According to the document establishing “the President’s Advisory 1776 Commission” Monday, allegations that America is systematically racist “place rising generations in jeopardy of a crippling self-doubt that could cause them to abandon faith in the common story that binds us to one another across our differences.”

Huh? 

Trump’s been on this kick for months.
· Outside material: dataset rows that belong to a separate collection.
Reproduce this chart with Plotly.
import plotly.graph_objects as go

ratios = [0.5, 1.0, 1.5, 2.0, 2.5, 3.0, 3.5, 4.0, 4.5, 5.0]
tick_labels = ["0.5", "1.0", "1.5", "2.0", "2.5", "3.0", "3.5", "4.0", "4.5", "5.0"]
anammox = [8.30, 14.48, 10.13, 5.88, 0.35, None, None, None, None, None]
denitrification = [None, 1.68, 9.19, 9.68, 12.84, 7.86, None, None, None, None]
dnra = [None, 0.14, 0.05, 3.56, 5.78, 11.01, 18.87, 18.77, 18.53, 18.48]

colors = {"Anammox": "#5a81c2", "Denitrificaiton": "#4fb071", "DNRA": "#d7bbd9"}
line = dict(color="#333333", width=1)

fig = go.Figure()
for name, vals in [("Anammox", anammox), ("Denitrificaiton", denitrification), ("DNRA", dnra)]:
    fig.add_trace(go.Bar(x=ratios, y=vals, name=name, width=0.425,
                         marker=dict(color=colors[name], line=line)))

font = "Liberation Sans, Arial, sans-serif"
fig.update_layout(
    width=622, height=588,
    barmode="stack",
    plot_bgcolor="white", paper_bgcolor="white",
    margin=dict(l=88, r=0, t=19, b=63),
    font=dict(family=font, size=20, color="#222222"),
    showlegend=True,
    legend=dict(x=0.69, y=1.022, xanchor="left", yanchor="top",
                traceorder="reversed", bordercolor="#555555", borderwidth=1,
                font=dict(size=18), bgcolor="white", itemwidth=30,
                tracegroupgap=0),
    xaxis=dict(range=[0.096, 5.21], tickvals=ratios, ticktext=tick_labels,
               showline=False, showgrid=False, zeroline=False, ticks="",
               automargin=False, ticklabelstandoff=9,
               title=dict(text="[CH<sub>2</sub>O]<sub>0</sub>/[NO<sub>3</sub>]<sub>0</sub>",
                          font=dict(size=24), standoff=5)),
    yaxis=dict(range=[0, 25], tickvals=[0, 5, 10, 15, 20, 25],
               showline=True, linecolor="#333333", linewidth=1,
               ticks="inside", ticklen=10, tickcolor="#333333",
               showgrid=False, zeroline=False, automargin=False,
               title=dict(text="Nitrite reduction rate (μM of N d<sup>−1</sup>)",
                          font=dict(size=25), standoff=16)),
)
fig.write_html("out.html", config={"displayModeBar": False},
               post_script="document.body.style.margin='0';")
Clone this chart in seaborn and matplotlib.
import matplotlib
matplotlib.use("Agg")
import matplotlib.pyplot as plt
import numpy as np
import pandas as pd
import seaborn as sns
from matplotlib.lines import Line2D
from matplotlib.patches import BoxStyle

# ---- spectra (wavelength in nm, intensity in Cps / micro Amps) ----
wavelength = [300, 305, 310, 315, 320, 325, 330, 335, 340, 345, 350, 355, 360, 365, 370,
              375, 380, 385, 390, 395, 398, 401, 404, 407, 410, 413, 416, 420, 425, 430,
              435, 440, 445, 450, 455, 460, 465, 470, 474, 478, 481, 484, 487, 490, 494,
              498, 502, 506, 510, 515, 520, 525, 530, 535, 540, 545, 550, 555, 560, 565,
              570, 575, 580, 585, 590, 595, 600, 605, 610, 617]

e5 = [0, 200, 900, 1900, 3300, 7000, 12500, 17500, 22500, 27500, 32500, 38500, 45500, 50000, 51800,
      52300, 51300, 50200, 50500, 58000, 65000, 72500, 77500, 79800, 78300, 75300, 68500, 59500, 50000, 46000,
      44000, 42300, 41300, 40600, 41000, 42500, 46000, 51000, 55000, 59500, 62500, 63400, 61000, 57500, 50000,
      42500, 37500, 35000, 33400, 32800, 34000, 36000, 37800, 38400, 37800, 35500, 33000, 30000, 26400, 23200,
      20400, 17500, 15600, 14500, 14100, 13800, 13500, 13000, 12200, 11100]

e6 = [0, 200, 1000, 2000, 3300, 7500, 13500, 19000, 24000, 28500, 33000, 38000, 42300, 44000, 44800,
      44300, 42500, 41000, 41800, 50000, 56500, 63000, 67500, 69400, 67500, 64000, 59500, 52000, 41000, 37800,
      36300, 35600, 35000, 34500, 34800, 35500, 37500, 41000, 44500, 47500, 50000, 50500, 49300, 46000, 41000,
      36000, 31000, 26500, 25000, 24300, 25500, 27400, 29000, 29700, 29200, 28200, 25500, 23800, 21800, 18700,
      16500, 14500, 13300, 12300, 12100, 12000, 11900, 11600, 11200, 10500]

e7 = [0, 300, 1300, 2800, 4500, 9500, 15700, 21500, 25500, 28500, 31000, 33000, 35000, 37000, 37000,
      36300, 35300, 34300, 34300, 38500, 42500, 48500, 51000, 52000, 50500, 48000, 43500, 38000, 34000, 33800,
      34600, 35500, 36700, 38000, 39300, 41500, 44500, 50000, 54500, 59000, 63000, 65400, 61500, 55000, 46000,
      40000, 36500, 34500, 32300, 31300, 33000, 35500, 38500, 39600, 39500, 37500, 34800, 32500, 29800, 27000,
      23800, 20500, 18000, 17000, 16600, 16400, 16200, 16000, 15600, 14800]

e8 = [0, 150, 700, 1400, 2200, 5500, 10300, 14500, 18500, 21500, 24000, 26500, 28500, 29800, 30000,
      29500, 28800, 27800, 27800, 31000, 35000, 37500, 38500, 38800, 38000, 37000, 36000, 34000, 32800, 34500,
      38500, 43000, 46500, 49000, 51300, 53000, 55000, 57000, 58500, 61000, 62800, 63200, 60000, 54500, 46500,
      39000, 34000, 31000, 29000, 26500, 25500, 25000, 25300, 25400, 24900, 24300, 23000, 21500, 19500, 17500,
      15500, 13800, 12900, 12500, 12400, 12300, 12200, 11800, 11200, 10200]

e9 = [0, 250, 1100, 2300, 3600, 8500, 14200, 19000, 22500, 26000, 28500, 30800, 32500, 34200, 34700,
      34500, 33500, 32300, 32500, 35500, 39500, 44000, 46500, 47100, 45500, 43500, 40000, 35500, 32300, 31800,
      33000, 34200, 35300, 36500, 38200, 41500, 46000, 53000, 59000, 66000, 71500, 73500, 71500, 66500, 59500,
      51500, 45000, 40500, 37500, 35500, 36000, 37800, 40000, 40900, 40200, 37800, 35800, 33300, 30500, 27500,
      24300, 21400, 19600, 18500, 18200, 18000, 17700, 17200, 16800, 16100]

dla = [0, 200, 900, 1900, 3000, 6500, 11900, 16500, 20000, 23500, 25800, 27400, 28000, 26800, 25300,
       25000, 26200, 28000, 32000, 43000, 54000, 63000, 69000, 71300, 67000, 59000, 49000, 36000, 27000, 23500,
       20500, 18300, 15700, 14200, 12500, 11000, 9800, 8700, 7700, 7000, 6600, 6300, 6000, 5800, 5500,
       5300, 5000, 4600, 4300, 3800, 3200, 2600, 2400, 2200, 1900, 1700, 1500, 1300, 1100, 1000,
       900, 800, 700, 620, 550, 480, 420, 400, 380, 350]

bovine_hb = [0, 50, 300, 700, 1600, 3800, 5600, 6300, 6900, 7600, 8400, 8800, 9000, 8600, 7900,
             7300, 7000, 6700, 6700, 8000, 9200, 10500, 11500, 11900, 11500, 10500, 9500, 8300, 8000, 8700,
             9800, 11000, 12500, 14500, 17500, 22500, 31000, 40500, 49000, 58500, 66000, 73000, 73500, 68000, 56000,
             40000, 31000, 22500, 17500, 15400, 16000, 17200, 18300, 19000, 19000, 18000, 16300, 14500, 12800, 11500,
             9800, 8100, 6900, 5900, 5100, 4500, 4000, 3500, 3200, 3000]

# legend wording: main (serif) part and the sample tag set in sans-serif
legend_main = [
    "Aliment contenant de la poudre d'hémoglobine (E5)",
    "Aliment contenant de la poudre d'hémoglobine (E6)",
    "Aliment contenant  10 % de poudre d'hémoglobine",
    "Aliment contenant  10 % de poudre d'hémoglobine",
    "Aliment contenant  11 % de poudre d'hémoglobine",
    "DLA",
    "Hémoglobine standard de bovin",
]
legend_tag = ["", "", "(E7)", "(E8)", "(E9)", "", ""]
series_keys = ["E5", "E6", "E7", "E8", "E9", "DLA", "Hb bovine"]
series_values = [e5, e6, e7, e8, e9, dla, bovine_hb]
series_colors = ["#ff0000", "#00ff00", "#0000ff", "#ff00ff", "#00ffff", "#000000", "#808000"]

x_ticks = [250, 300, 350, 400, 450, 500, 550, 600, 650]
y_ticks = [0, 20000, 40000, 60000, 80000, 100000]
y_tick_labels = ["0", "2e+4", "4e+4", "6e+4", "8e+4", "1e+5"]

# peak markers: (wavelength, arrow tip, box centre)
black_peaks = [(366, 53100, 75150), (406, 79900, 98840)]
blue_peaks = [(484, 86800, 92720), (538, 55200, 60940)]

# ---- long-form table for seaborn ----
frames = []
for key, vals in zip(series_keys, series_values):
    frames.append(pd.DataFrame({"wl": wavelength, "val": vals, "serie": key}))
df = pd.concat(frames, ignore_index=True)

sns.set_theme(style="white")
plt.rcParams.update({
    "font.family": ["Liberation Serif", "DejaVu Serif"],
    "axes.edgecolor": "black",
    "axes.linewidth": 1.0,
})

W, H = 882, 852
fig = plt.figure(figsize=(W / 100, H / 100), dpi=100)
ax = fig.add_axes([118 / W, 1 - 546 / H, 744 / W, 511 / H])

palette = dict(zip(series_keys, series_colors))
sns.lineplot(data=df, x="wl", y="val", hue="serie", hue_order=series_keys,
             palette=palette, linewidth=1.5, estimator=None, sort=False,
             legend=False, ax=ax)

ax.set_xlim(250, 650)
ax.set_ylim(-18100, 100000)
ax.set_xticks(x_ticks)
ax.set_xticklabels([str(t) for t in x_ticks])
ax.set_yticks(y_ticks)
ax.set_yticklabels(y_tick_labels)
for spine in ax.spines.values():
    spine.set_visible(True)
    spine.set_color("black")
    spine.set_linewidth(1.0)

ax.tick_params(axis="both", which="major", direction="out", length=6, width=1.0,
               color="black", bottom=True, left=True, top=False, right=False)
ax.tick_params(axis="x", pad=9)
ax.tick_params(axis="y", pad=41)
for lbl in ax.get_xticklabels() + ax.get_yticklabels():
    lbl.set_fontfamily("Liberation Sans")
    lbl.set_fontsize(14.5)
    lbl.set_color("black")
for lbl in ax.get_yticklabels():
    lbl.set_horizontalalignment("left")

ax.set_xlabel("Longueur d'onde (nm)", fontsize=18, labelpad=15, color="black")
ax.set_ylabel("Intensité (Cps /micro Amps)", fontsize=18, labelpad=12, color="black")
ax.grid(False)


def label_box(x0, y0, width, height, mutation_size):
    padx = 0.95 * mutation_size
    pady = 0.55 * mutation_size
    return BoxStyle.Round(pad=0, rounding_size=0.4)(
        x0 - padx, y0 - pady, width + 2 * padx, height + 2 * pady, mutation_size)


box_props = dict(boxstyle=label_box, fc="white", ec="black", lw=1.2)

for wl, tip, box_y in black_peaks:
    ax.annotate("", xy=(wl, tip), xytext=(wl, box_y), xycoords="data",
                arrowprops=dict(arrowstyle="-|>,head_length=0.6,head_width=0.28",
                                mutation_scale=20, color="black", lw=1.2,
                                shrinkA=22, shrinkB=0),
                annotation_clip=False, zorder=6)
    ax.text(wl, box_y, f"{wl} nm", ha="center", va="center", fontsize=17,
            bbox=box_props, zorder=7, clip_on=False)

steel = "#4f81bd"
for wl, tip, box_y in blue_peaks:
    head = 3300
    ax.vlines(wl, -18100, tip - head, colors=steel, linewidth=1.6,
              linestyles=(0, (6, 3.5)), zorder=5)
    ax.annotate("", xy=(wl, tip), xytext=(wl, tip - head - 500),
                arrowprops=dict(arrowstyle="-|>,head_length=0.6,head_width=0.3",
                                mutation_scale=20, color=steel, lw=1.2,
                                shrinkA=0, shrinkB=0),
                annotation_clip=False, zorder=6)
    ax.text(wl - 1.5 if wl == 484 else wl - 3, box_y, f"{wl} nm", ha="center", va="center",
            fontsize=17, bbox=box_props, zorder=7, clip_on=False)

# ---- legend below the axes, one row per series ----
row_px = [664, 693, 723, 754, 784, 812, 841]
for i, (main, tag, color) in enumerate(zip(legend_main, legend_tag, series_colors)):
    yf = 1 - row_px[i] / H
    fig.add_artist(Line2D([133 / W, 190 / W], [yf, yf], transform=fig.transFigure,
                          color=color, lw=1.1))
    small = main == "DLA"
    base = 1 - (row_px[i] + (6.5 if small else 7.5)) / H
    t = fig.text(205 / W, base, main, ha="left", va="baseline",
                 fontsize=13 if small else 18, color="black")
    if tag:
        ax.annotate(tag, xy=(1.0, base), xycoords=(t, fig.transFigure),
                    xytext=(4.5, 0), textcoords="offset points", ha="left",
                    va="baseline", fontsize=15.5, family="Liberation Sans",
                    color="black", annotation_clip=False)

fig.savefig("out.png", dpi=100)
In a speech at Mount Rushmore on July 4th, for example, he warned of “a new far-left fascism” in schools, in newsrooms and on corporate boards.

“If you do not speak its language, perform its rituals, recite its mantras, and follow its commandments, then you will be censored, banished, blacklisted, persecuted, and punished,” Trump said. 
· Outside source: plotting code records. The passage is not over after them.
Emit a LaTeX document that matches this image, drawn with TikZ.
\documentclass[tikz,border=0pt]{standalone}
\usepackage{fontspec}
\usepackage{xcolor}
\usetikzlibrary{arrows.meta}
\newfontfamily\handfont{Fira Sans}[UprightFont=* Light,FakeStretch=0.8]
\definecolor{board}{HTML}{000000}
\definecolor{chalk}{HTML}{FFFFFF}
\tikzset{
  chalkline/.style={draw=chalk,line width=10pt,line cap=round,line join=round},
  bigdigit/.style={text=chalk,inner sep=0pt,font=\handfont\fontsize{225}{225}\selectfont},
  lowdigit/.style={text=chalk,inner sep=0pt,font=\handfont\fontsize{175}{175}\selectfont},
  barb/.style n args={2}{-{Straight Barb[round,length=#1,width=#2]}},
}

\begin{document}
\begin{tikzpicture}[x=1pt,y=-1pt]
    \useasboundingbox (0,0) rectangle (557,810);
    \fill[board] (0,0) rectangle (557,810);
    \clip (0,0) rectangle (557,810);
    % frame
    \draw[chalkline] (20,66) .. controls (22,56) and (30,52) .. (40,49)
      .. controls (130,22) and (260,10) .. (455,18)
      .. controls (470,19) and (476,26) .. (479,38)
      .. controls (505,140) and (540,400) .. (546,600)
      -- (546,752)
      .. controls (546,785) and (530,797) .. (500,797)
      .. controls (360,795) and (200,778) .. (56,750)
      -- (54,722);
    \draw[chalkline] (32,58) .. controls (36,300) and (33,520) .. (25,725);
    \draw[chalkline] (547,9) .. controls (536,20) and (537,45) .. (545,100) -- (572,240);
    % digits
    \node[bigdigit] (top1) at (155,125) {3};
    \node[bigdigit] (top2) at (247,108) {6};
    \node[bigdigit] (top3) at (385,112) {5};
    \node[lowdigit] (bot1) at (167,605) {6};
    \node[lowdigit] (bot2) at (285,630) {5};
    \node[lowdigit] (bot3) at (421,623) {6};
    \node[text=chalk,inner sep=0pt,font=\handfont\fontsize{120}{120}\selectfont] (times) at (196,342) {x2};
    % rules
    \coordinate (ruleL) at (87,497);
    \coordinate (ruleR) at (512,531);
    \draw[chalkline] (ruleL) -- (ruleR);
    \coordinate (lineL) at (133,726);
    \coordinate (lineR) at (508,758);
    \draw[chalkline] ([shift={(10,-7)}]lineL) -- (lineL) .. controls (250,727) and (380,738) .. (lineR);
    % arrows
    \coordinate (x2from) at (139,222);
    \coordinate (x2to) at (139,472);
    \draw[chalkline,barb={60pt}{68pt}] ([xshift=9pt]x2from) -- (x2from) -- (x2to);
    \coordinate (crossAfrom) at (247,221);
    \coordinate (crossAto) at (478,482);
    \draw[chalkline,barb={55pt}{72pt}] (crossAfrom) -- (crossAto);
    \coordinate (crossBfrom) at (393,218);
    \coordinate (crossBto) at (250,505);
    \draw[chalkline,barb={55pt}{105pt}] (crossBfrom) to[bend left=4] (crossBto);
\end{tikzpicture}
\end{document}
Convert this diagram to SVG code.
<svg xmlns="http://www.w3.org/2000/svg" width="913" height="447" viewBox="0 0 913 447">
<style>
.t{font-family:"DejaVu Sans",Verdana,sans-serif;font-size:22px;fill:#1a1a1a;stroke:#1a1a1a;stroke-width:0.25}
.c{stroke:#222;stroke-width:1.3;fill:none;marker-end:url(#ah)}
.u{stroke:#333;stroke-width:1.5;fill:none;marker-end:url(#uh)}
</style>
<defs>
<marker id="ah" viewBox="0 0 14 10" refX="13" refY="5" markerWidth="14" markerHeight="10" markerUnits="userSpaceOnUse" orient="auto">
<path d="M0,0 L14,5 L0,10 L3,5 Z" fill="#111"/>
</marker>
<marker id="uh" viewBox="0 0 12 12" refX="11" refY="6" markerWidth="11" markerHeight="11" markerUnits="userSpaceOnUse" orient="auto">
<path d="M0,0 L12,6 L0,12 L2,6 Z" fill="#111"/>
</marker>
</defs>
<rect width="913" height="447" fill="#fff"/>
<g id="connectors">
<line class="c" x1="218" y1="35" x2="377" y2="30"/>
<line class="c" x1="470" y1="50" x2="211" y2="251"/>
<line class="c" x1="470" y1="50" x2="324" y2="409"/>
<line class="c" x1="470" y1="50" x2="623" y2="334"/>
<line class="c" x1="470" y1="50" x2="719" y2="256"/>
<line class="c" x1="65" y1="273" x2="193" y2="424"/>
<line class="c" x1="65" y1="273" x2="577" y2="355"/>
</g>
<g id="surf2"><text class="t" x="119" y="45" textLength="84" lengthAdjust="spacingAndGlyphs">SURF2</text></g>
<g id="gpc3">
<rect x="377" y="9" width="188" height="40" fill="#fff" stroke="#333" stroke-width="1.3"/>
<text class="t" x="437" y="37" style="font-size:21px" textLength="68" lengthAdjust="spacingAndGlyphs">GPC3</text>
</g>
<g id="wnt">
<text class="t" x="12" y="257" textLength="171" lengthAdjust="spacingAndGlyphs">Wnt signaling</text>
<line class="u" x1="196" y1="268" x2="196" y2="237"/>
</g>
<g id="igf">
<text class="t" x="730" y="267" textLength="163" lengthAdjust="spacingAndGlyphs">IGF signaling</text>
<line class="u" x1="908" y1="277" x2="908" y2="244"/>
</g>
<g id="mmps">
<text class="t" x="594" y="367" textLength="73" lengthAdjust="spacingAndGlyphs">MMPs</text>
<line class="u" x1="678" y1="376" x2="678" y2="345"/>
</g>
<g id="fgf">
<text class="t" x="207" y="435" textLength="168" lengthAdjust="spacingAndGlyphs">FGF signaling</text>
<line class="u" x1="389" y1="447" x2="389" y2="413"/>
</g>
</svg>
Trump’s order makes four references to “patriotic education,” at one point defining the phrase as “the presentation of the history of the American founding and foundational principles, the examination of how the United States has grown closer to those principles throughout its history, and the explanation of why commitment to America’s aspirations is beneficial and justified.” 

The order attacked the “radicalized view of American history” that “has vilified our Founders” and which threatens to “erase the bonds that knit our country and culture together.”  

“Viewing America as an irredeemably and systemically racist country cannot account for the extraordinary role of the great heroes of the American movement against slavery and for civil rights — a great moral endeavor that, from Abraham Lincoln to Martin Luther King, Jr., was marked by religious fellowship, good will, generosity of heart, an emphasis on our shared principles, and an inclusive vision for the future,” the order said. 

The “1776 Commission,” per Trump’s order, will produce a report within a year “regarding the core principles of the American founding and how these principles may be understood to further enjoyment of ‘the blessings of liberty’ and to promote our striving ‘to form a more perfect Union.’”

But even in its name, the 1776 Commission appears to be part of Trump’s response to the 1619 Project, a New York Times Magazine package that examined the legacy of slavery in American history. 

New York University Professor Ruth Ben-Ghiat, an expert on authoritarianism, told TPM during a phone interview in September that the notion of teaching kids about the country’s racist past and how it bleeds into the present moment “goes against everything Trump has been in office to do, which is enact white hegemony.”

“It’s about shutting down certain conversations and allowing others,” Ben-Ghiat said. “Trump is only interested in one truth.”

But Trump’s attacks against the 1619 Project being offered as school curricula seem to have backfired somewhat.

Mark Schulte, who directs the national K-12 education program for the Pulitzer Center, told TPM that Trump’s tweet on September 6 threatening to pull funding over schools using 1619 Project lesson plans led to a major spike in interest among teachers.

In the 19 days following the tweet, the Pulitzer Center received 421 survey responses from teachers who decided to incorporate the project in their classes. In contrast, only 145 surveys had been submitted 19 days before the President’s tweet.